:: Items

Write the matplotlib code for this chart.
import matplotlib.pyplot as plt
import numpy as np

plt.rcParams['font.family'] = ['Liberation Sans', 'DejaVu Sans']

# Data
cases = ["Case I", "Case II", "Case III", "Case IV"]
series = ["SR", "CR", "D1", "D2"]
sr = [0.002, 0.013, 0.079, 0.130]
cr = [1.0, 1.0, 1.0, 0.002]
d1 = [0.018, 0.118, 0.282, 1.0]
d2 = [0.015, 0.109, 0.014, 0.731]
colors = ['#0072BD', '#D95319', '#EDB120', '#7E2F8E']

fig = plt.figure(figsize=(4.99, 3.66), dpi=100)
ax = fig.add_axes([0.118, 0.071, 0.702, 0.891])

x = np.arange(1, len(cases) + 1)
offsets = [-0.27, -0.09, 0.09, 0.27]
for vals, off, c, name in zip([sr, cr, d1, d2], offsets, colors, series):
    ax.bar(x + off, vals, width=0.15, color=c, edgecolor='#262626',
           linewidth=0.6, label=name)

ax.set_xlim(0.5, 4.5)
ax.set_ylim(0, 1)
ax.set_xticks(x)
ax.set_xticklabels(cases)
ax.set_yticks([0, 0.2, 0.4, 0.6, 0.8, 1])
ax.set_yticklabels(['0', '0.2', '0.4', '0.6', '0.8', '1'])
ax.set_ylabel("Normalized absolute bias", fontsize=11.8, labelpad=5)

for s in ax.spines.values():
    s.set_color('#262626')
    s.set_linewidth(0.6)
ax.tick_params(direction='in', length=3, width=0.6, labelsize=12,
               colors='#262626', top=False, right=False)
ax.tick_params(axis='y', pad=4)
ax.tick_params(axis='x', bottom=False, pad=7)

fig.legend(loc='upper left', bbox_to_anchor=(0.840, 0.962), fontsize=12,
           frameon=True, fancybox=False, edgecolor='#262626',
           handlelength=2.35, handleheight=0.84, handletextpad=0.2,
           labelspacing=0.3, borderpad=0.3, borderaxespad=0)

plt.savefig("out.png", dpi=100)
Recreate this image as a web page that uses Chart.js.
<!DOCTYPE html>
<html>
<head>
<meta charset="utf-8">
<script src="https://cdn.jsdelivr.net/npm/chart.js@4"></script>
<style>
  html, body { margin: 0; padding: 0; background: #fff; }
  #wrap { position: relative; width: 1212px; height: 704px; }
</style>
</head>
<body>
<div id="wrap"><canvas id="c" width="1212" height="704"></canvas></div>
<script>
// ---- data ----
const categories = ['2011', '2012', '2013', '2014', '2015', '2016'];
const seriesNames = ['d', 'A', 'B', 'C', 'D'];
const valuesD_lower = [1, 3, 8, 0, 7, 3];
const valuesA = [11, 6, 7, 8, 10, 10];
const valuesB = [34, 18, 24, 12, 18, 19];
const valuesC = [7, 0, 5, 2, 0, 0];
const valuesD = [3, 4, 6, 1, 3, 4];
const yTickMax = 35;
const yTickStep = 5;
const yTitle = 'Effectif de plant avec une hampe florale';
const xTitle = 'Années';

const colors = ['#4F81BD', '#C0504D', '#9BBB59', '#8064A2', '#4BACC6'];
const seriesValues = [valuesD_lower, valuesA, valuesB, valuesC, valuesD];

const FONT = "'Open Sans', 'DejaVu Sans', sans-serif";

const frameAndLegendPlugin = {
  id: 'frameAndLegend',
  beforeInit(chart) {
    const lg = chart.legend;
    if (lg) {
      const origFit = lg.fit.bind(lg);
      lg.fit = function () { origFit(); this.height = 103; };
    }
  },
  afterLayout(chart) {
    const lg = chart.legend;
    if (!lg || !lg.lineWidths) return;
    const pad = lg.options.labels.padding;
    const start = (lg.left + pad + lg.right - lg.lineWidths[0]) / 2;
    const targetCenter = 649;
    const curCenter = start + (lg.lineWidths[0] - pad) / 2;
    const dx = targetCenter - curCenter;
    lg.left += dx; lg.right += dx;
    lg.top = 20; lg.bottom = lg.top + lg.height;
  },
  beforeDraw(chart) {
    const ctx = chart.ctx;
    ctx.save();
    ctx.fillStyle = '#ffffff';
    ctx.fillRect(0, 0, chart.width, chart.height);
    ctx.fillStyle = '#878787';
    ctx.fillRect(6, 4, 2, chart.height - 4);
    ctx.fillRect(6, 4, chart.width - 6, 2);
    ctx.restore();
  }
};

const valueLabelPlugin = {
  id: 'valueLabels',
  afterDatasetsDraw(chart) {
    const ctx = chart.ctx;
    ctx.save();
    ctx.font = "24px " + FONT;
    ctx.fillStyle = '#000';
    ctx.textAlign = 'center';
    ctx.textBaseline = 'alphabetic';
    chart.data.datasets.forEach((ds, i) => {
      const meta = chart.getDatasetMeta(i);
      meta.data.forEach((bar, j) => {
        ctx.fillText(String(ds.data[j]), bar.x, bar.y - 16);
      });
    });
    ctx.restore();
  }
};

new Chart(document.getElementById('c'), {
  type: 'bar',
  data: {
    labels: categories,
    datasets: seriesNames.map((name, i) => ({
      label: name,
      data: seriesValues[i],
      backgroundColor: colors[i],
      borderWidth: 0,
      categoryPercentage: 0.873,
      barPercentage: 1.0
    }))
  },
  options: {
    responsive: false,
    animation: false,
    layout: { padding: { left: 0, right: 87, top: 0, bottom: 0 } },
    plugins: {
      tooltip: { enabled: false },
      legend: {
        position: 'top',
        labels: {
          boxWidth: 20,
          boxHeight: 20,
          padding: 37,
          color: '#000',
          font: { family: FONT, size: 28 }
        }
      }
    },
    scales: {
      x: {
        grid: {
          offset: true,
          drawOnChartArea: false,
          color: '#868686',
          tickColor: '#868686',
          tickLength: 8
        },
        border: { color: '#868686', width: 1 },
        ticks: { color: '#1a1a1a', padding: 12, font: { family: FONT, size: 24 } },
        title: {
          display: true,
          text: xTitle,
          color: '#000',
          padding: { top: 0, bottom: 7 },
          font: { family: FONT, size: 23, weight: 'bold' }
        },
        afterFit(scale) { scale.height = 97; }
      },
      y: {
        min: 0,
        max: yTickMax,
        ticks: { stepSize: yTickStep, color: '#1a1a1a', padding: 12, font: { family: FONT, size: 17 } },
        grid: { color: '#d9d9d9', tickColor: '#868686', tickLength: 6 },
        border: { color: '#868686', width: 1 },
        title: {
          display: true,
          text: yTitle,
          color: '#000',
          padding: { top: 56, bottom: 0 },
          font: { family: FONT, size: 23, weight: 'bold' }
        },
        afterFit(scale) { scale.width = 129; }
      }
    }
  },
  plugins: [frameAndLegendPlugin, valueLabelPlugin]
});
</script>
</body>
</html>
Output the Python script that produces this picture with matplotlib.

::::

Aim of the task | Copy each line of the data exactly, leaving nothing out.

Answer to the exercise |
Write the matplotlib code for this chart.
import matplotlib.pyplot as plt
import numpy as np

plt.rcParams['font.family'] = ['Liberation Sans', 'DejaVu Sans']

# Data
cases = ["Case I", "Case II", "Case III", "Case IV"]
series = ["SR", "CR", "D1", "D2"]
sr = [0.002, 0.013, 0.079, 0.130]
cr = [1.0, 1.0, 1.0, 0.002]
d1 = [0.018, 0.118, 0.282, 1.0]
d2 = [0.015, 0.109, 0.014, 0.731]
colors = ['#0072BD', '#D95319', '#EDB120', '#7E2F8E']

fig = plt.figure(figsize=(4.99, 3.66), dpi=100)
ax = fig.add_axes([0.118, 0.071, 0.702, 0.891])

x = np.arange(1, len(cases) + 1)
offsets = [-0.27, -0.09, 0.09, 0.27]
for vals, off, c, name in zip([sr, cr, d1, d2], offsets, colors, series):
    ax.bar(x + off, vals, width=0.15, color=c, edgecolor='#262626',
           linewidth=0.6, label=name)

ax.set_xlim(0.5, 4.5)
ax.set_ylim(0, 1)
ax.set_xticks(x)
ax.set_xticklabels(cases)
ax.set_yticks([0, 0.2, 0.4, 0.6, 0.8, 1])
ax.set_yticklabels(['0', '0.2', '0.4', '0.6', '0.8', '1'])
ax.set_ylabel("Normalized absolute bias", fontsize=11.8, labelpad=5)

for s in ax.spines.values():
    s.set_color('#262626')
    s.set_linewidth(0.6)
ax.tick_params(direction='in', length=3, width=0.6, labelsize=12,
               colors='#262626', top=False, right=False)
ax.tick_params(axis='y', pad=4)
ax.tick_params(axis='x', bottom=False, pad=7)

fig.legend(loc='upper left', bbox_to_anchor=(0.840, 0.962), fontsize=12,
           frameon=True, fancybox=False, edgecolor='#262626',
           handlelength=2.35, handleheight=0.84, handletextpad=0.2,
           labelspacing=0.3, borderpad=0.3, borderaxespad=0)

plt.savefig("out.png", dpi=100)
Recreate this image as a web page that uses Chart.js.
<!DOCTYPE html>
<html>
<head>
<meta charset="utf-8">
<script src="https://cdn.jsdelivr.net/npm/chart.js@4"></script>
<style>
  html, body { margin: 0; padding: 0; background: #fff; }
  #wrap { position: relative; width: 1212px; height: 704px; }
</style>
</head>
<body>
<div id="wrap"><canvas id="c" width="1212" height="704"></canvas></div>
<script>
// ---- data ----
const categories = ['2011', '2012', '2013', '2014', '2015', '2016'];
const seriesNames = ['d', 'A', 'B', 'C', 'D'];
const valuesD_lower = [1, 3, 8, 0, 7, 3];
const valuesA = [11, 6, 7, 8, 10, 10];
const valuesB = [34, 18, 24, 12, 18, 19];
const valuesC = [7, 0, 5, 2, 0, 0];
const valuesD = [3, 4, 6, 1, 3, 4];
const yTickMax = 35;
const yTickStep = 5;
const yTitle = 'Effectif de plant avec une hampe florale';
const xTitle = 'Années';

const colors = ['#4F81BD', '#C0504D', '#9BBB59', '#8064A2', '#4BACC6'];
const seriesValues = [valuesD_lower, valuesA, valuesB, valuesC, valuesD];

const FONT = "'Open Sans', 'DejaVu Sans', sans-serif";

const frameAndLegendPlugin = {
  id: 'frameAndLegend',
  beforeInit(chart) {
    const lg = chart.legend;
    if (lg) {
      const origFit = lg.fit.bind(lg);
      lg.fit = function () { origFit(); this.height = 103; };
    }
  },
  afterLayout(chart) {
    const lg = chart.legend;
    if (!lg || !lg.lineWidths) return;
    const pad = lg.options.labels.padding;
    const start = (lg.left + pad + lg.right - lg.lineWidths[0]) / 2;
    const targetCenter = 649;
    const curCenter = start + (lg.lineWidths[0] - pad) / 2;
    const dx = targetCenter - curCenter;
    lg.left += dx; lg.right += dx;
    lg.top = 20; lg.bottom = lg.top + lg.height;
  },
  beforeDraw(chart) {
    const ctx = chart.ctx;
    ctx.save();
    ctx.fillStyle = '#ffffff';
    ctx.fillRect(0, 0, chart.width, chart.height);
    ctx.fillStyle = '#878787';
    ctx.fillRect(6, 4, 2, chart.height - 4);
    ctx.fillRect(6, 4, chart.width - 6, 2);
    ctx.restore();
  }
};

const valueLabelPlugin = {
  id: 'valueLabels',
  afterDatasetsDraw(chart) {
    const ctx = chart.ctx;
    ctx.save();
    ctx.font = "24px " + FONT;
    ctx.fillStyle = '#000';
    ctx.textAlign = 'center';
    ctx.textBaseline = 'alphabetic';
    chart.data.datasets.forEach((ds, i) => {
      const meta = chart.getDatasetMeta(i);
      meta.data.forEach((bar, j) => {
        ctx.fillText(String(ds.data[j]), bar.x, bar.y - 16);
      });
    });
    ctx.restore();
  }
};

new Chart(document.getElementById('c'), {
  type: 'bar',
  data: {
    labels: categories,
    datasets: seriesNames.map((name, i) => ({
      label: name,
      data: seriesValues[i],
      backgroundColor: colors[i],
      borderWidth: 0,
      categoryPercentage: 0.873,
      barPercentage: 1.0
    }))
  },
  options: {
    responsive: false,
    animation: false,
    layout: { padding: { left: 0, right: 87, top: 0, bottom: 0 } },
    plugins: {
      tooltip: { enabled: false },
      legend: {
        position: 'top',
        labels: {
          boxWidth: 20,
          boxHeight: 20,
          padding: 37,
          color: '#000',
          font: { family: FONT, size: 28 }
        }
      }
    },
    scales: {
      x: {
        grid: {
          offset: true,
          drawOnChartArea: false,
          color: '#868686',
          tickColor: '#868686',
          tickLength: 8
        },
        border: { color: '#868686', width: 1 },
        ticks: { color: '#1a1a1a', padding: 12, font: { family: FONT, size: 24 } },
        title: {
          display: true,
          text: xTitle,
          color: '#000',
          padding: { top: 0, bottom: 7 },
          font: { family: FONT, size: 23, weight: 'bold' }
        },
        afterFit(scale) { scale.height = 97; }
      },
      y: {
        min: 0,
        max: yTickMax,
        ticks: { stepSize: yTickStep, color: '#1a1a1a', padding: 12, font: { family: FONT, size: 17 } },
        grid: { color: '#d9d9d9', tickColor: '#868686', tickLength: 6 },
        border: { color: '#868686', width: 1 },
        title: {
          display: true,
          text: yTitle,
          color: '#000',
          padding: { top: 56, bottom: 0 },
          font: { family: FONT, size: 23, weight: 'bold' }
        },
        afterFit(scale) { scale.width = 129; }
      }
    }
  },
  plugins: [frameAndLegendPlugin, valueLabelPlugin]
});
</script>
</body>
</html>
Output the Python script that produces this picture with matplotlib.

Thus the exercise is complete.